Outro fator é a narrativa dominante sobre o funcionalismo público. Durante anos, a ideia de que o setor público é ineficiente e precisa de cortes ganhou força no debate político. Esse discurso, além de alimentar reformas que reduzem direitos, acaba servindo de pretexto para barrar qualquer iniciativa que aumente garantias aos servidores.

O que pode ser feito para destravar o PL 3957/2024?

Se há resistência política, a solução passa pela pressão institucional e popular. Algumas estratégias podem acelerar a tramitação do projeto:

  • Requerimento de Urgência: deputados alinhados à pauta dos servidores podem apresentar um pedido para que o PL seja votado com prioridade.
  • Atuação das Frentes Parlamentares: associações de parlamentares como as Frentes Parlamentares pró Serviço Público podem pressionar a liderança e o presidente da Câmara a pautar o projeto.
  • Mobilização de sindicatos e associações: entidades representativas dos servidores podem organizar campanhas, audiências públicas e reuniões com parlamentares para aumentar a visibilidade do tema.
  • Pressão da sociedade civil: o apoio de cidadãos e a utilização de redes sociais para ampliar o debate são fundamentais para evitar que o PL continue esquecido.

O Legislativo deve uma resposta

A paralisação do PL 3957/2024 não é um caso isolado. Reflete um problema maior: a negligência do Congresso em relação ao serviço público. Enquanto há pressa para aprovar pautas que flexibilizam direitos e reduzem garantias, propostas que buscam proteger trabalhadores do setor público são deixadas de lado.

O caso Cancellier não pode ser somente um episódio trágico na história brasileira.

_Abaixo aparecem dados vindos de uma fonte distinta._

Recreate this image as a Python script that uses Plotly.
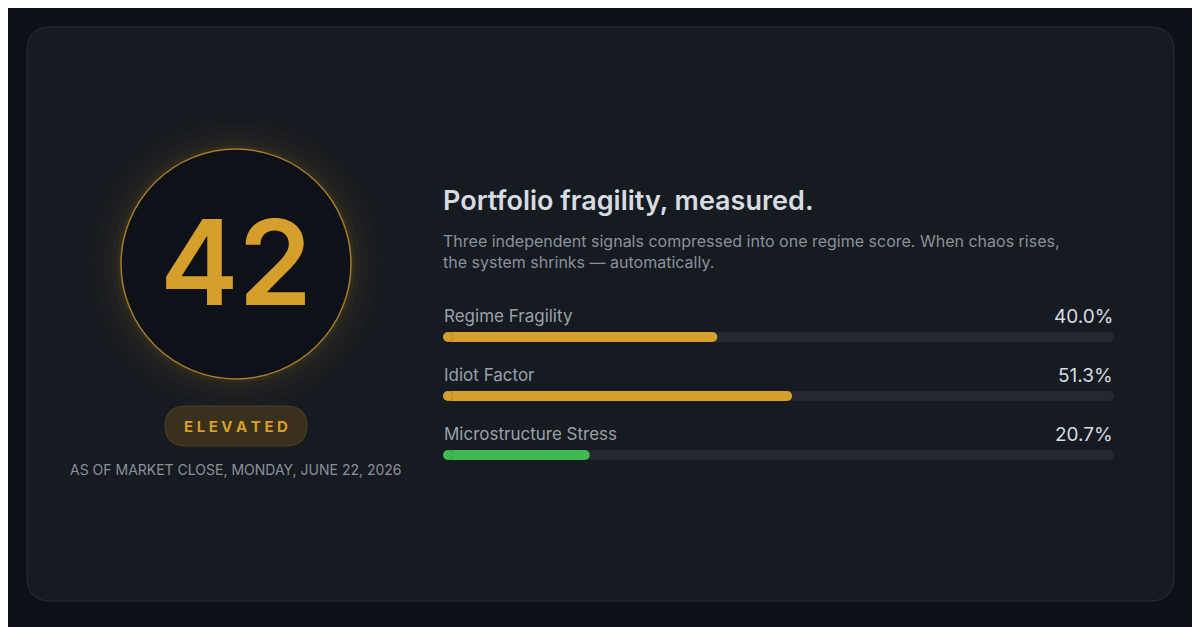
import plotly.graph_objects as go

W, H = 1200, 627
labels = ["Regime Fragility", "Idiot Factor", "Microstructure Stress"]
values = [40.0, 51.3, 20.7]
colors = ["#d69e2a", "#d69e2a", "#3fb950"]
score = 42
status = "ELEVATED"
title = "Portfolio fragility, measured."
subtitle = "Three independent signals compressed into one regime score. When chaos rises,<br>the system shrinks — automatically."
date_text = "AS OF MARKET CLOSE, MONDAY, JUNE 22, 2026"

OFF = 8
def px(x): return (x - OFF) / W
def py(y): return 1 - (y - OFF) / H

def rrect(x0, y0, x1, y1, r):
    X0, X1 = px(x0), px(x1); Y0, Y1 = py(y0), py(y1)
    rx, ry = r / W, r / H
    return (f"M{X0+rx},{Y0} L{X1-rx},{Y0} Q{X1},{Y0} {X1},{Y0-ry} L{X1},{Y1+ry} Q{X1},{Y1} {X1-rx},{Y1} "
            f"L{X0+rx},{Y1} Q{X0},{Y1} {X0},{Y1+ry} L{X0},{Y0-ry} Q{X0},{Y0} {X0+rx},{Y0} Z")

fig = go.Figure()
rows = list(range(len(values)))
n = len(values)
# track
fig.add_trace(go.Bar(y=rows, x=[100]*n, orientation="h", width=0.17,
                     marker=dict(color="#232831", line_width=0), hoverinfo="skip"))
fig.add_trace(go.Scatter(y=rows*2, x=[0]*n + [100]*n, mode="markers", cliponaxis=False,
                         marker=dict(size=10, color="#232831", line_width=0), hoverinfo="skip"))
# values
fig.add_trace(go.Bar(y=rows, x=values, orientation="h", width=0.17,
                     marker=dict(color=colors, line_width=0), hoverinfo="skip"))
fig.add_trace(go.Scatter(y=rows*2, x=[0]*n + values, mode="markers", cliponaxis=False,
                         marker=dict(size=10, color=colors*2, line_width=0), hoverinfo="skip"))

shapes = [dict(type="path", xref="paper", yref="paper", path=rrect(27, 27, 1174, 601, 24),
               fillcolor="#161a21", line=dict(color="#2a2f38", width=1), layer="below")]
cx, cy, r = 236, 264, 115
for dr, op in [(36, 0.012), (26, 0.018), (17, 0.025), (9, 0.035), (4, 0.05)]:
    shapes.append(dict(type="circle", xref="paper", yref="paper",
                       x0=px(cx-r-dr), x1=px(cx+r+dr), y0=py(cy+r+dr), y1=py(cy-r-dr),
                       fillcolor=f"rgba(214,158,42,{op})", line_width=0, layer="below"))
shapes.append(dict(type="circle", xref="paper", yref="paper",
                   x0=px(cx-r), x1=px(cx+r), y0=py(cy+r), y1=py(cy-r),
                   fillcolor="#0e1117", line=dict(color="#a87a26", width=1.5), layer="below"))
shapes.append(dict(type="path", xref="paper", yref="paper", path=rrect(165, 406, 307, 446, 20),
                   fillcolor="#3a311d", line=dict(color="#4d4025", width=1), layer="below"))

ann = [
    dict(x=px(cx), y=py(262), text=str(score), font=dict(size=118, color="#d69e2a", family="Inter", weight=600),
         xanchor="center", yanchor="middle"),
    dict(x=px(236), y=py(426), text="E L E V A T E D", font=dict(size=15, color="#d69e2a", family="Inter", weight=700),
         xanchor="center", yanchor="middle"),
    dict(x=px(236), y=py(469), text=date_text, font=dict(size=14, color="#8b919b", family="Inter"),
         xanchor="center", yanchor="middle"),
    dict(x=px(441), y=py(200), text=title, font=dict(size=27, color="#d8dce2", family="Inter", weight=600),
         xanchor="left", yanchor="middle"),
    dict(x=px(441), y=py(251), text=subtitle, font=dict(size=16, color="#8b919b", family="Inter"),
         xanchor="left", yanchor="middle", align="left"),
]
for i, (lab, v) in enumerate(zip(labels, values)):
    yy = 316 + 59 * i
    ann.append(dict(x=px(442), y=py(yy), text=lab, font=dict(size=17, color="#9aa0a8", family="Inter"),
                    xanchor="left", yanchor="middle"))
    ann.append(dict(x=px(1115), y=py(yy), text=f"{v:.1f}%", font=dict(size=19, color="#d8dce2", family="Inter"),
                    xanchor="right", yanchor="middle"))
for a in ann:
    a.update(xref="paper", yref="paper", showarrow=False)

fig.update_layout(
    width=W, height=H, margin=dict(l=0, r=0, t=0, b=0),
    paper_bgcolor="#0d1016", plot_bgcolor="rgba(0,0,0,0)",
    barmode="overlay", showlegend=False, shapes=shapes, annotations=ann,
    xaxis=dict(domain=[px(448), px(1109)], range=[0, 100], visible=False, fixedrange=True),
    yaxis=dict(domain=[py(484.5), py(307.5)], range=[2.5, -0.5], visible=False, fixedrange=True),
)
fig.write_html("out.html", config={"displayModeBar": False})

Ele deve servir de alerta para a urgência de reformular os mecanismos de proteção aos servidores, garantindo que ninguém mais seja destruído por processos arbitrários.

O Congresso tem duas opções: continuar ignorando a questão e deixar que novos casos de abuso se acumulem, ou assumir sua responsabilidade e garantir que o serviço público seja um ambiente mais justo e previsível. A escolha está nas mãos dos parlamentares, mas a cobrança precisa partir de toda a sociedade.